Plotting code records
· · ·
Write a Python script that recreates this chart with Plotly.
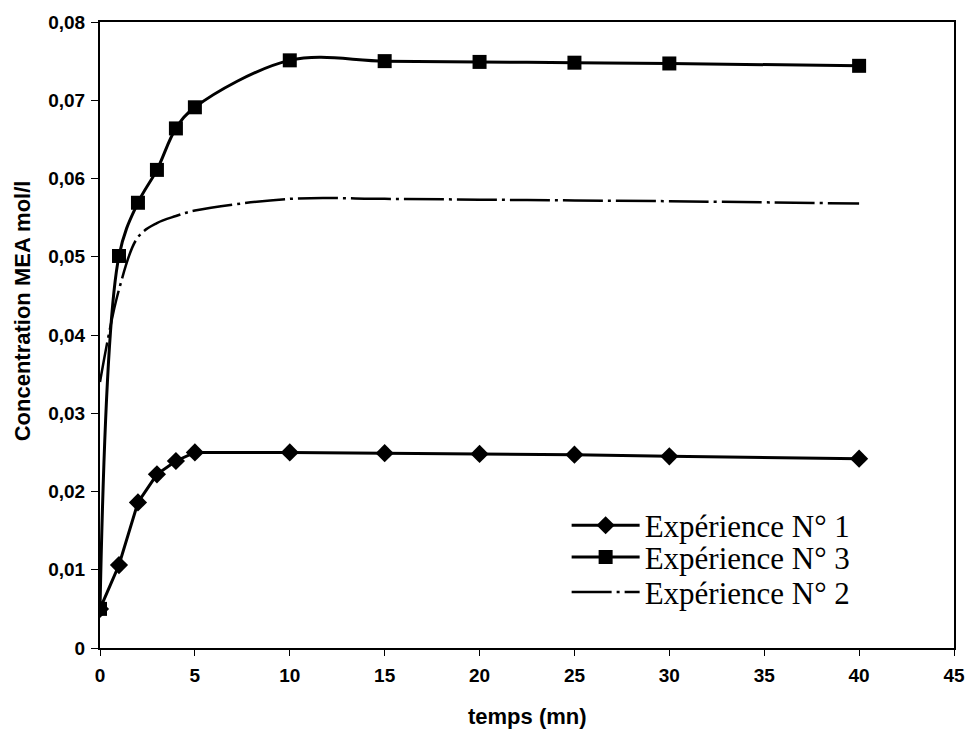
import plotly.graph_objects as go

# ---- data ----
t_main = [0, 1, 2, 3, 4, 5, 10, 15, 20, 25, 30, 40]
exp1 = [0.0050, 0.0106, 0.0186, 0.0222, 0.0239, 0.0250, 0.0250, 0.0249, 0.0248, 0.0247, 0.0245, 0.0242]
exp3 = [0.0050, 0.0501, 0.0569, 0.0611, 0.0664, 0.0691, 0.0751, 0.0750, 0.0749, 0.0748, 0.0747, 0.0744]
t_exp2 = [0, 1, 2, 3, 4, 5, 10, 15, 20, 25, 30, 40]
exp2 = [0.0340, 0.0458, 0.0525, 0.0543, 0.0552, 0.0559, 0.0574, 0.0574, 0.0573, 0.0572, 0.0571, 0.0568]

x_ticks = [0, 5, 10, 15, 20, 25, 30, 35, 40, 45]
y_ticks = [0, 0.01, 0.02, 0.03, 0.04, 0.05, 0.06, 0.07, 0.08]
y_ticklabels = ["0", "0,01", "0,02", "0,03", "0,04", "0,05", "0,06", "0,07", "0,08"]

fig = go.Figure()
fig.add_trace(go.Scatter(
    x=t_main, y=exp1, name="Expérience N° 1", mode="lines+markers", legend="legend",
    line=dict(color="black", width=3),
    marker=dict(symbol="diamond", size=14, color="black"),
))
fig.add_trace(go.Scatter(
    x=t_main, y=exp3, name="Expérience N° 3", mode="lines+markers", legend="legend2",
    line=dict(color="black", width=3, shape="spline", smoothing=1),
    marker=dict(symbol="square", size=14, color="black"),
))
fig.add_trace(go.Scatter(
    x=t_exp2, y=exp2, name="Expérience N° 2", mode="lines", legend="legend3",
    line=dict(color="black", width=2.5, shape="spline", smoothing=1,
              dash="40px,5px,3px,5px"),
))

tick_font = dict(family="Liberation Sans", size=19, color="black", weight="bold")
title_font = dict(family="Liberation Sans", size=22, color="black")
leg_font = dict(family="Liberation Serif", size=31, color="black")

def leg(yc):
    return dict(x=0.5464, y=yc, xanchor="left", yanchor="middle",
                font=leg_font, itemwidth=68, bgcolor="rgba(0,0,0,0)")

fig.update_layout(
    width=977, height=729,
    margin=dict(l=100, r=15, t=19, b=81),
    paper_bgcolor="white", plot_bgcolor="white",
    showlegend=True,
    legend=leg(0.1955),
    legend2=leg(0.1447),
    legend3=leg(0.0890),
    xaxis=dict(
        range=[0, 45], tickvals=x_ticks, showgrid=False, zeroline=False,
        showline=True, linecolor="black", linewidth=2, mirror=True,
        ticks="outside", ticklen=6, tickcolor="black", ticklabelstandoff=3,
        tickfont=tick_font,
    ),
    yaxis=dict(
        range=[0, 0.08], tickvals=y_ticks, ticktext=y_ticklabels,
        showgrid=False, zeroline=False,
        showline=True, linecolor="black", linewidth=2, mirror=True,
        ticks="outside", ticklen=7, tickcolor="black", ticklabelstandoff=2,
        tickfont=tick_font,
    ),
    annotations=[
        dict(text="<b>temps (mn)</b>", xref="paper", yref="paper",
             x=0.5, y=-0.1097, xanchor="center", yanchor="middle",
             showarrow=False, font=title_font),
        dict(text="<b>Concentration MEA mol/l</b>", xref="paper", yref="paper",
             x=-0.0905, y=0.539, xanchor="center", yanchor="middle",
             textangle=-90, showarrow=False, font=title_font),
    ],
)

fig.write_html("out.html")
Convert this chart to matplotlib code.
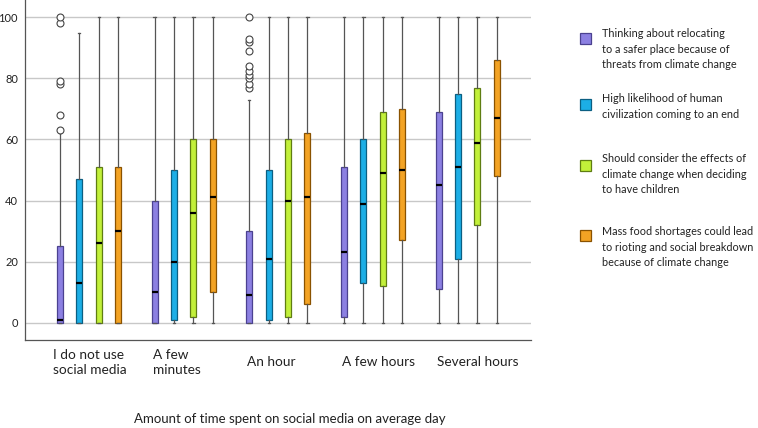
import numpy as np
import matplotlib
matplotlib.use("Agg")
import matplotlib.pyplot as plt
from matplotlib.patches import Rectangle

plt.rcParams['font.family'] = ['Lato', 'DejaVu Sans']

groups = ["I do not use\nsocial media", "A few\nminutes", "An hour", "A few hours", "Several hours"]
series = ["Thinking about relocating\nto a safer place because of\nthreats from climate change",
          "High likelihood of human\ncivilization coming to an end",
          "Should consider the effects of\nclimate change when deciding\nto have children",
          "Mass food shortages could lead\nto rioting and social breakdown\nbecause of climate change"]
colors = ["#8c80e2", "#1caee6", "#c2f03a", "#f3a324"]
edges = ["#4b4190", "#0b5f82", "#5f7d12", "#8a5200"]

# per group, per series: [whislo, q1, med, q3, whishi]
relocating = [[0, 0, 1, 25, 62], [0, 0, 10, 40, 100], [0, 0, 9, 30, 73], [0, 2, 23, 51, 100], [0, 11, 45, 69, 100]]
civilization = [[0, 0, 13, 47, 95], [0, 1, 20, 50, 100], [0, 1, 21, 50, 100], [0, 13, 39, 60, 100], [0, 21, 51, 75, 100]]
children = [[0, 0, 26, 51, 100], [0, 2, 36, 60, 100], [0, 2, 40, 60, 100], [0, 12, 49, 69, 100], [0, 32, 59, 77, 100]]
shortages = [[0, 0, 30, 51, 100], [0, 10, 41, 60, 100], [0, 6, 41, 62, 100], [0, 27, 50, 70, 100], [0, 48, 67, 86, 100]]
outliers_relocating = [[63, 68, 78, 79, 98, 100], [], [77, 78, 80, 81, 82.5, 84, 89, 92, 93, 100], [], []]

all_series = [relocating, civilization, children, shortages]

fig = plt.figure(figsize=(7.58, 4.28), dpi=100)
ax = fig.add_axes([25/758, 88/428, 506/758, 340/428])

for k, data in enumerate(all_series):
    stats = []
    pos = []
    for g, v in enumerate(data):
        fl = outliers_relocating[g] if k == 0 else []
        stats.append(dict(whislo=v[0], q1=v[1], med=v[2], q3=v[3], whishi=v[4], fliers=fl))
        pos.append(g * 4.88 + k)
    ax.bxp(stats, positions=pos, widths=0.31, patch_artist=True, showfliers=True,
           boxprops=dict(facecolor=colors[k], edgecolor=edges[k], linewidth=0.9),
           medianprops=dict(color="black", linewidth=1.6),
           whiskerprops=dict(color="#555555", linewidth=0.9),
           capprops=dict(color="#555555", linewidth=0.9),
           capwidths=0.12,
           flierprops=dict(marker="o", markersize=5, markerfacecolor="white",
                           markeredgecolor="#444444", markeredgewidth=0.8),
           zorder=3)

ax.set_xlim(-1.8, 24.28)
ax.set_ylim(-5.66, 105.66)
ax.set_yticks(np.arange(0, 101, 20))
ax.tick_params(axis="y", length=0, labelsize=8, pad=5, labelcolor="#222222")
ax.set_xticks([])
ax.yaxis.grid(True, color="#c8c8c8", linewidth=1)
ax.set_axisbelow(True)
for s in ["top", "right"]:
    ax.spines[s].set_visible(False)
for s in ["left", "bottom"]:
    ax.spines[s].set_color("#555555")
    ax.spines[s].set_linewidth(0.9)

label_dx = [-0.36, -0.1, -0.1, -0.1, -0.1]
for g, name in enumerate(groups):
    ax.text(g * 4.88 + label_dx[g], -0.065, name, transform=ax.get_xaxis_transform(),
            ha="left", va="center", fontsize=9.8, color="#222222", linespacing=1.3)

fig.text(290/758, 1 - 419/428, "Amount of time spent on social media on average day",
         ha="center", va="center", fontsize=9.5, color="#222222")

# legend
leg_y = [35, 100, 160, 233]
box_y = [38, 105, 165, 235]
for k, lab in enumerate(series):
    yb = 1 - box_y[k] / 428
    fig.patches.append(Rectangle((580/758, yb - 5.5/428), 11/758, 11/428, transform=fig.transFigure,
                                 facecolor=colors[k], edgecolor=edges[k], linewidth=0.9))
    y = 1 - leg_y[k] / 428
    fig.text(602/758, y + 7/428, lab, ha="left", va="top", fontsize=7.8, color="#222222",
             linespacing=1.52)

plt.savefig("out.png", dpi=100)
· · ·
Write out the entries again, exactly as given, skipping any images.

Write a Python script that recreates this chart with Plotly.
import plotly.graph_objects as go

# ---- data ----
t_main = [0, 1, 2, 3, 4, 5, 10, 15, 20, 25, 30, 40]
exp1 = [0.0050, 0.0106, 0.0186, 0.0222, 0.0239, 0.0250, 0.0250, 0.0249, 0.0248, 0.0247, 0.0245, 0.0242]
exp3 = [0.0050, 0.0501, 0.0569, 0.0611, 0.0664, 0.0691, 0.0751, 0.0750, 0.0749, 0.0748, 0.0747, 0.0744]
t_exp2 = [0, 1, 2, 3, 4, 5, 10, 15, 20, 25, 30, 40]
exp2 = [0.0340, 0.0458, 0.0525, 0.0543, 0.0552, 0.0559, 0.0574, 0.0574, 0.0573, 0.0572, 0.0571, 0.0568]

x_ticks = [0, 5, 10, 15, 20, 25, 30, 35, 40, 45]
y_ticks = [0, 0.01, 0.02, 0.03, 0.04, 0.05, 0.06, 0.07, 0.08]
y_ticklabels = ["0", "0,01", "0,02", "0,03", "0,04", "0,05", "0,06", "0,07", "0,08"]

fig = go.Figure()
fig.add_trace(go.Scatter(
    x=t_main, y=exp1, name="Expérience N° 1", mode="lines+markers", legend="legend",
    line=dict(color="black", width=3),
    marker=dict(symbol="diamond", size=14, color="black"),
))
fig.add_trace(go.Scatter(
    x=t_main, y=exp3, name="Expérience N° 3", mode="lines+markers", legend="legend2",
    line=dict(color="black", width=3, shape="spline", smoothing=1),
    marker=dict(symbol="square", size=14, color="black"),
))
fig.add_trace(go.Scatter(
    x=t_exp2, y=exp2, name="Expérience N° 2", mode="lines", legend="legend3",
    line=dict(color="black", width=2.5, shape="spline", smoothing=1,
              dash="40px,5px,3px,5px"),
))

tick_font = dict(family="Liberation Sans", size=19, color="black", weight="bold")
title_font = dict(family="Liberation Sans", size=22, color="black")
leg_font = dict(family="Liberation Serif", size=31, color="black")

def leg(yc):
    return dict(x=0.5464, y=yc, xanchor="left", yanchor="middle",
                font=leg_font, itemwidth=68, bgcolor="rgba(0,0,0,0)")

fig.update_layout(
    width=977, height=729,
    margin=dict(l=100, r=15, t=19, b=81),
    paper_bgcolor="white", plot_bgcolor="white",
    showlegend=True,
    legend=leg(0.1955),
    legend2=leg(0.1447),
    legend3=leg(0.0890),
    xaxis=dict(
        range=[0, 45], tickvals=x_ticks, showgrid=False, zeroline=False,
        showline=True, linecolor="black", linewidth=2, mirror=True,
        ticks="outside", ticklen=6, tickcolor="black", ticklabelstandoff=3,
        tickfont=tick_font,
    ),
    yaxis=dict(
        range=[0, 0.08], tickvals=y_ticks, ticktext=y_ticklabels,
        showgrid=False, zeroline=False,
        showline=True, linecolor="black", linewidth=2, mirror=True,
        ticks="outside", ticklen=7, tickcolor="black", ticklabelstandoff=2,
        tickfont=tick_font,
    ),
    annotations=[
        dict(text="<b>temps (mn)</b>", xref="paper", yref="paper",
             x=0.5, y=-0.1097, xanchor="center", yanchor="middle",
             showarrow=False, font=title_font),
        dict(text="<b>Concentration MEA mol/l</b>", xref="paper", yref="paper",
             x=-0.0905, y=0.539, xanchor="center", yanchor="middle",
             textangle=-90, showarrow=False, font=title_font),
    ],
)

fig.write_html("out.html")
Convert this chart to matplotlib code.
import numpy as np
import matplotlib
matplotlib.use("Agg")
import matplotlib.pyplot as plt
from matplotlib.patches import Rectangle

plt.rcParams['font.family'] = ['Lato', 'DejaVu Sans']

groups = ["I do not use\nsocial media", "A few\nminutes", "An hour", "A few hours", "Several hours"]
series = ["Thinking about relocating\nto a safer place because of\nthreats from climate change",
          "High likelihood of human\ncivilization coming to an end",
          "Should consider the effects of\nclimate change when deciding\nto have children",
          "Mass food shortages could lead\nto rioting and social breakdown\nbecause of climate change"]
colors = ["#8c80e2", "#1caee6", "#c2f03a", "#f3a324"]
edges = ["#4b4190", "#0b5f82", "#5f7d12", "#8a5200"]

# per group, per series: [whislo, q1, med, q3, whishi]
relocating = [[0, 0, 1, 25, 62], [0, 0, 10, 40, 100], [0, 0, 9, 30, 73], [0, 2, 23, 51, 100], [0, 11, 45, 69, 100]]
civilization = [[0, 0, 13, 47, 95], [0, 1, 20, 50, 100], [0, 1, 21, 50, 100], [0, 13, 39, 60, 100], [0, 21, 51, 75, 100]]
children = [[0, 0, 26, 51, 100], [0, 2, 36, 60, 100], [0, 2, 40, 60, 100], [0, 12, 49, 69, 100], [0, 32, 59, 77, 100]]
shortages = [[0, 0, 30, 51, 100], [0, 10, 41, 60, 100], [0, 6, 41, 62, 100], [0, 27, 50, 70, 100], [0, 48, 67, 86, 100]]
outliers_relocating = [[63, 68, 78, 79, 98, 100], [], [77, 78, 80, 81, 82.5, 84, 89, 92, 93, 100], [], []]

all_series = [relocating, civilization, children, shortages]

fig = plt.figure(figsize=(7.58, 4.28), dpi=100)
ax = fig.add_axes([25/758, 88/428, 506/758, 340/428])

for k, data in enumerate(all_series):
    stats = []
    pos = []
    for g, v in enumerate(data):
        fl = outliers_relocating[g] if k == 0 else []
        stats.append(dict(whislo=v[0], q1=v[1], med=v[2], q3=v[3], whishi=v[4], fliers=fl))
        pos.append(g * 4.88 + k)
    ax.bxp(stats, positions=pos, widths=0.31, patch_artist=True, showfliers=True,
           boxprops=dict(facecolor=colors[k], edgecolor=edges[k], linewidth=0.9),
           medianprops=dict(color="black", linewidth=1.6),
           whiskerprops=dict(color="#555555", linewidth=0.9),
           capprops=dict(color="#555555", linewidth=0.9),
           capwidths=0.12,
           flierprops=dict(marker="o", markersize=5, markerfacecolor="white",
                           markeredgecolor="#444444", markeredgewidth=0.8),
           zorder=3)

ax.set_xlim(-1.8, 24.28)
ax.set_ylim(-5.66, 105.66)
ax.set_yticks(np.arange(0, 101, 20))
ax.tick_params(axis="y", length=0, labelsize=8, pad=5, labelcolor="#222222")
ax.set_xticks([])
ax.yaxis.grid(True, color="#c8c8c8", linewidth=1)
ax.set_axisbelow(True)
for s in ["top", "right"]:
    ax.spines[s].set_visible(False)
for s in ["left", "bottom"]:
    ax.spines[s].set_color("#555555")
    ax.spines[s].set_linewidth(0.9)

label_dx = [-0.36, -0.1, -0.1, -0.1, -0.1]
for g, name in enumerate(groups):
    ax.text(g * 4.88 + label_dx[g], -0.065, name, transform=ax.get_xaxis_transform(),
            ha="left", va="center", fontsize=9.8, color="#222222", linespacing=1.3)

fig.text(290/758, 1 - 419/428, "Amount of time spent on social media on average day",
         ha="center", va="center", fontsize=9.5, color="#222222")

# legend
leg_y = [35, 100, 160, 233]
box_y = [38, 105, 165, 235]
for k, lab in enumerate(series):
    yb = 1 - box_y[k] / 428
    fig.patches.append(Rectangle((580/758, yb - 5.5/428), 11/758, 11/428, transform=fig.transFigure,
                                 facecolor=colors[k], edgecolor=edges[k], linewidth=0.9))
    y = 1 - leg_y[k] / 428
    fig.text(602/758, y + 7/428, lab, ha="left", va="top", fontsize=7.8, color="#222222",
             linespacing=1.52)

plt.savefig("out.png", dpi=100)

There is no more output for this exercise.